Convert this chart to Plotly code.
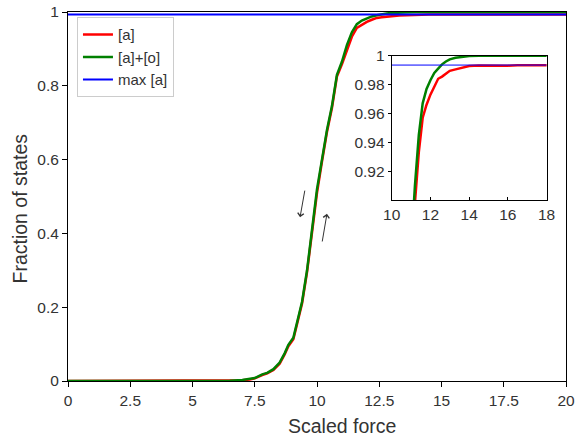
import plotly.graph_objects as go

force = [0, 1, 2, 3, 4, 5, 6, 6.5, 7.0, 7.3, 7.5, 7.8, 8.0, 8.25, 8.5, 8.7, 8.85, 9.05, 9.2,
         9.4, 9.6, 9.8, 10.0, 10.2, 10.4, 10.6, 10.8, 11.0, 11.2, 11.4, 11.6, 11.8, 12.0,
         12.2, 12.4, 12.6, 12.8, 13.0, 13.3, 13.6, 14.0, 14.5, 15.0, 15.5, 16.0, 16.5,
         17.0, 17.5, 18.0, 18.5, 19.0, 19.5, 20.0]

frac_a = [0, 0, 0, 0, 0, 0, 0, 0.0005, 0.002, 0.004, 0.007, 0.016, 0.021, 0.030, 0.047,
          0.072, 0.094, 0.113, 0.155, 0.21, 0.295, 0.40, 0.51, 0.595, 0.675, 0.74, 0.825,
          0.858, 0.898, 0.933, 0.957, 0.966, 0.973, 0.979, 0.984, 0.9855, 0.9875, 0.9895,
          0.9905, 0.9915, 0.9928, 0.9932, 0.9930, 0.9933, 0.9931, 0.9934, 0.9932, 0.9934,
          0.9930, 0.9932, 0.9931, 0.9933, 0.9932]

frac_ao = [0, 0, 0, 0, 0, 0, 0, 0.001, 0.003, 0.005, 0.008, 0.018, 0.022, 0.032, 0.05,
           0.075, 0.098, 0.117, 0.16, 0.215, 0.30, 0.41, 0.52, 0.60, 0.68, 0.745, 0.83,
           0.865, 0.91, 0.945, 0.967, 0.977, 0.983, 0.988, 0.991, 0.994, 0.996, 0.9975,
           0.9985, 0.9992, 0.9997, 1.0, 1.0, 1.0, 1.0, 1.0, 1.0, 1.0, 1.0, 1.0, 1.0, 1.0, 1.0]

max_a = 0.9935

x_ticks = [0, 2.5, 5, 7.5, 10, 12.5, 15, 17.5, 20]
y_ticks = [0, 0.2, 0.4, 0.6, 0.8, 1]
inset_x_ticks = [10, 12, 14, 16, 18]
inset_y_ticks = [0.92, 0.94, 0.96, 0.98, 1]
inset_y_text = ["0.92", "0.94", "0.96", "0.98", "1"]

x_title = "Scaled force"
y_title = "Fraction of states"

RED = "#ff0000"
GREEN = "#008000"
BLUE = "#0000ff"
TXT = "#333333"
TICK = 15.5
TITLE = 19.5

fig = go.Figure()
fig.add_trace(go.Scatter(x=force, y=frac_a, mode="lines", name="[a]",
                         line=dict(color=RED, width=2.5)))
fig.add_trace(go.Scatter(x=force, y=frac_ao, mode="lines", name="[a]+[o]",
                         line=dict(color=GREEN, width=2.5)))
fig.add_trace(go.Scatter(x=[0, 20], y=[max_a, max_a], mode="lines", name="max [a]",
                         line=dict(color=BLUE, width=2)))

# inset
fig.add_trace(go.Scatter(x=force, y=frac_a, mode="lines", showlegend=False,
                         line=dict(color=RED, width=2.5), xaxis="x2", yaxis="y2"))
fig.add_trace(go.Scatter(x=force, y=frac_ao, mode="lines", showlegend=False,
                         line=dict(color=GREEN, width=2.5), xaxis="x2", yaxis="y2"))
fig.add_trace(go.Scatter(x=[10, 18], y=[max_a, max_a], mode="lines", showlegend=False,
                         line=dict(color=BLUE, width=1), xaxis="x2", yaxis="y2"))

axis_common = dict(showline=True, linecolor="black", linewidth=1, mirror=True,
                   showgrid=False, zeroline=False, ticks="outside", ticklen=5,
                   tickcolor="black", tickfont=dict(size=TICK, color=TXT),
                   automargin=False)

fig.update_layout(
    template="none",
    width=582, height=437,
    margin=dict(l=68, r=16, t=12, b=56, autoexpand=False),
    paper_bgcolor="white", plot_bgcolor="white",
    font=dict(family="Liberation Sans, Arial, sans-serif", color=TXT),
    xaxis=dict(range=[0, 20], tickvals=x_ticks, **axis_common),
    yaxis=dict(range=[0, 1], tickvals=y_ticks, **axis_common),
    xaxis2=dict(domain=[0.650, 0.961], anchor="y2", range=[10, 18],
                tickvals=inset_x_ticks, showline=True, linecolor="black", linewidth=1,
                mirror=True, showgrid=False, zeroline=False, ticks="inside", ticklen=3,
                tickcolor="black", tickfont=dict(size=TICK, color=TXT), automargin=False),
    yaxis2=dict(domain=[0.4905, 0.8816], anchor="x2", range=[0.9, 1],
                tickvals=inset_y_ticks, ticktext=inset_y_text, showline=True,
                linecolor="black", linewidth=1, mirror=True, showgrid=False,
                zeroline=False, ticks="outside", ticklen=3, tickcolor="black",
                tickfont=dict(size=TICK, color=TXT), automargin=False),
    legend=dict(x=0.018, y=0.986, xanchor="left", yanchor="top",
                bordercolor="#cccccc", borderwidth=1, bgcolor="white",
                font=dict(size=15, color=TXT), itemwidth=30, tracegroupgap=0),
    showlegend=True,
)

# axis titles (placed as in the reference, slightly off-centre)
fig.add_annotation(text=x_title, xref="paper", yref="paper", x=0.55, y=-0.122,
                   xanchor="center", yanchor="middle", showarrow=False,
                   font=dict(size=TITLE, color=TXT))
fig.add_annotation(text=y_title, xref="paper", yref="paper", x=-0.0964, y=0.4675,
                   xanchor="center", yanchor="middle", showarrow=False, textangle=-90,
                   font=dict(size=TITLE, color=TXT))

fig.add_annotation(x=9.32, y=0.444, ax=9.52, ay=0.520, xref="x", yref="y",
                   axref="x", ayref="y", showarrow=True, arrowhead=4, arrowsize=1.2,
                   arrowwidth=1, arrowcolor=TXT, text="")
fig.add_annotation(x=10.40, y=0.453, ax=10.20, ay=0.374, xref="x", yref="y",
                   axref="x", ayref="y", showarrow=True, arrowhead=4, arrowsize=1.2,
                   arrowwidth=1, arrowcolor=TXT, text="")

fig.write_html("out.html")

* [The request]: All of the material above should be reproduced exactly, except the pictures.

* [Answer for this exercise]:
Convert this chart to Plotly code.
import plotly.graph_objects as go

force = [0, 1, 2, 3, 4, 5, 6, 6.5, 7.0, 7.3, 7.5, 7.8, 8.0, 8.25, 8.5, 8.7, 8.85, 9.05, 9.2,
         9.4, 9.6, 9.8, 10.0, 10.2, 10.4, 10.6, 10.8, 11.0, 11.2, 11.4, 11.6, 11.8, 12.0,
         12.2, 12.4, 12.6, 12.8, 13.0, 13.3, 13.6, 14.0, 14.5, 15.0, 15.5, 16.0, 16.5,
         17.0, 17.5, 18.0, 18.5, 19.0, 19.5, 20.0]

frac_a = [0, 0, 0, 0, 0, 0, 0, 0.0005, 0.002, 0.004, 0.007, 0.016, 0.021, 0.030, 0.047,
          0.072, 0.094, 0.113, 0.155, 0.21, 0.295, 0.40, 0.51, 0.595, 0.675, 0.74, 0.825,
          0.858, 0.898, 0.933, 0.957, 0.966, 0.973, 0.979, 0.984, 0.9855, 0.9875, 0.9895,
          0.9905, 0.9915, 0.9928, 0.9932, 0.9930, 0.9933, 0.9931, 0.9934, 0.9932, 0.9934,
          0.9930, 0.9932, 0.9931, 0.9933, 0.9932]

frac_ao = [0, 0, 0, 0, 0, 0, 0, 0.001, 0.003, 0.005, 0.008, 0.018, 0.022, 0.032, 0.05,
           0.075, 0.098, 0.117, 0.16, 0.215, 0.30, 0.41, 0.52, 0.60, 0.68, 0.745, 0.83,
           0.865, 0.91, 0.945, 0.967, 0.977, 0.983, 0.988, 0.991, 0.994, 0.996, 0.9975,
           0.9985, 0.9992, 0.9997, 1.0, 1.0, 1.0, 1.0, 1.0, 1.0, 1.0, 1.0, 1.0, 1.0, 1.0, 1.0]

max_a = 0.9935

x_ticks = [0, 2.5, 5, 7.5, 10, 12.5, 15, 17.5, 20]
y_ticks = [0, 0.2, 0.4, 0.6, 0.8, 1]
inset_x_ticks = [10, 12, 14, 16, 18]
inset_y_ticks = [0.92, 0.94, 0.96, 0.98, 1]
inset_y_text = ["0.92", "0.94", "0.96", "0.98", "1"]

x_title = "Scaled force"
y_title = "Fraction of states"

RED = "#ff0000"
GREEN = "#008000"
BLUE = "#0000ff"
TXT = "#333333"
TICK = 15.5
TITLE = 19.5

fig = go.Figure()
fig.add_trace(go.Scatter(x=force, y=frac_a, mode="lines", name="[a]",
                         line=dict(color=RED, width=2.5)))
fig.add_trace(go.Scatter(x=force, y=frac_ao, mode="lines", name="[a]+[o]",
                         line=dict(color=GREEN, width=2.5)))
fig.add_trace(go.Scatter(x=[0, 20], y=[max_a, max_a], mode="lines", name="max [a]",
                         line=dict(color=BLUE, width=2)))

# inset
fig.add_trace(go.Scatter(x=force, y=frac_a, mode="lines", showlegend=False,
                         line=dict(color=RED, width=2.5), xaxis="x2", yaxis="y2"))
fig.add_trace(go.Scatter(x=force, y=frac_ao, mode="lines", showlegend=False,
                         line=dict(color=GREEN, width=2.5), xaxis="x2", yaxis="y2"))
fig.add_trace(go.Scatter(x=[10, 18], y=[max_a, max_a], mode="lines", showlegend=False,
                         line=dict(color=BLUE, width=1), xaxis="x2", yaxis="y2"))

axis_common = dict(showline=True, linecolor="black", linewidth=1, mirror=True,
                   showgrid=False, zeroline=False, ticks="outside", ticklen=5,
                   tickcolor="black", tickfont=dict(size=TICK, color=TXT),
                   automargin=False)

fig.update_layout(
    template="none",
    width=582, height=437,
    margin=dict(l=68, r=16, t=12, b=56, autoexpand=False),
    paper_bgcolor="white", plot_bgcolor="white",
    font=dict(family="Liberation Sans, Arial, sans-serif", color=TXT),
    xaxis=dict(range=[0, 20], tickvals=x_ticks, **axis_common),
    yaxis=dict(range=[0, 1], tickvals=y_ticks, **axis_common),
    xaxis2=dict(domain=[0.650, 0.961], anchor="y2", range=[10, 18],
                tickvals=inset_x_ticks, showline=True, linecolor="black", linewidth=1,
                mirror=True, showgrid=False, zeroline=False, ticks="inside", ticklen=3,
                tickcolor="black", tickfont=dict(size=TICK, color=TXT), automargin=False),
    yaxis2=dict(domain=[0.4905, 0.8816], anchor="x2", range=[0.9, 1],
                tickvals=inset_y_ticks, ticktext=inset_y_text, showline=True,
                linecolor="black", linewidth=1, mirror=True, showgrid=False,
                zeroline=False, ticks="outside", ticklen=3, tickcolor="black",
                tickfont=dict(size=TICK, color=TXT), automargin=False),
    legend=dict(x=0.018, y=0.986, xanchor="left", yanchor="top",
                bordercolor="#cccccc", borderwidth=1, bgcolor="white",
                font=dict(size=15, color=TXT), itemwidth=30, tracegroupgap=0),
    showlegend=True,
)

# axis titles (placed as in the reference, slightly off-centre)
fig.add_annotation(text=x_title, xref="paper", yref="paper", x=0.55, y=-0.122,
                   xanchor="center", yanchor="middle", showarrow=False,
                   font=dict(size=TITLE, color=TXT))
fig.add_annotation(text=y_title, xref="paper", yref="paper", x=-0.0964, y=0.4675,
                   xanchor="center", yanchor="middle", showarrow=False, textangle=-90,
                   font=dict(size=TITLE, color=TXT))

fig.add_annotation(x=9.32, y=0.444, ax=9.52, ay=0.520, xref="x", yref="y",
                   axref="x", ayref="y", showarrow=True, arrowhead=4, arrowsize=1.2,
                   arrowwidth=1, arrowcolor=TXT, text="")
fig.add_annotation(x=10.40, y=0.453, ax=10.20, ay=0.374, xref="x", yref="y",
                   axref="x", ayref="y", showarrow=True, arrowhead=4, arrowsize=1.2,
                   arrowwidth=1, arrowcolor=TXT, text="")

fig.write_html("out.html")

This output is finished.